When in doubt, ask: would this headline still feel honest after someone reads the post? If not, rewrite.
Copy‑paste headline templates for your next issue
Use these as a quick starting point. Swap in your topic, audience, or result:
- How I Grew [newsletter/topic] From [starting point] to [result] in [time]
- [Number] Lessons From [experience] That Made My [topic] Better
- The [adjective] Guide to [topic] for [audience]
- Stop [pain]: A Simple Way to [desired result] for [audience]
- What Most [audience] Get Wrong About [topic] (And How To Fix It)
- How to Use [tool or trend] To [result] Without [annoying trade‑off]
Save your favorite versions in whatever you use to plan content. If you batch‑write issues or Notes with a tool like Dispatchrly, you can even pre‑load headline templates right into your workflow.
Quick Substack headline checklist before you publish
Run your next headline through this short list:
- One main idea
- Can a busy reader tell what the post is about in 3 seconds?
- Plain‑language keyword
- Does it include a phrase someone might type into Google?
- Concrete, not vague
- Did you avoid empty words like “stuff”, “things”, “secrets”?
- Honest curiosity hook
- Is there a reason to click, beyond basic info?
- Right length
- Aim for 50 to 70 characters so it displays cleanly in search.
- Matches the promise
- Does the post actually deliver on what the headline offers?

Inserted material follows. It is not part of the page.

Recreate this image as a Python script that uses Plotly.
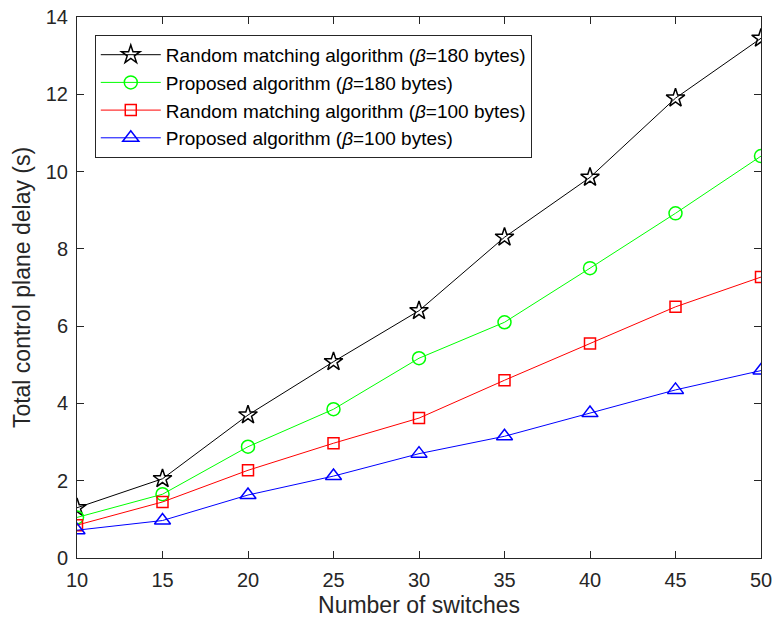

- Subject line vs headline fit
- Do they work together, even if they are not the same wording?
If you want more help tuning that balance, this piece on how to write Substack headlines has more examples and context.
Bringing your Substack headlines together
You do not need magic to write headlines that rank and get clicks. You need a simple process, a few go‑to formulas, and a habit of testing what works with your own readers.
Start small. Take your next issue, choose one main keyword, and plug it into one of the formulas above. Run it through the checklist, then ship. Over time, those small headline upgrades compound into steady search traffic and higher open rates.
Treat your Substack headlines like the front door to your work. Make that door clear, honest, and inviting, and more of the right people will walk through it.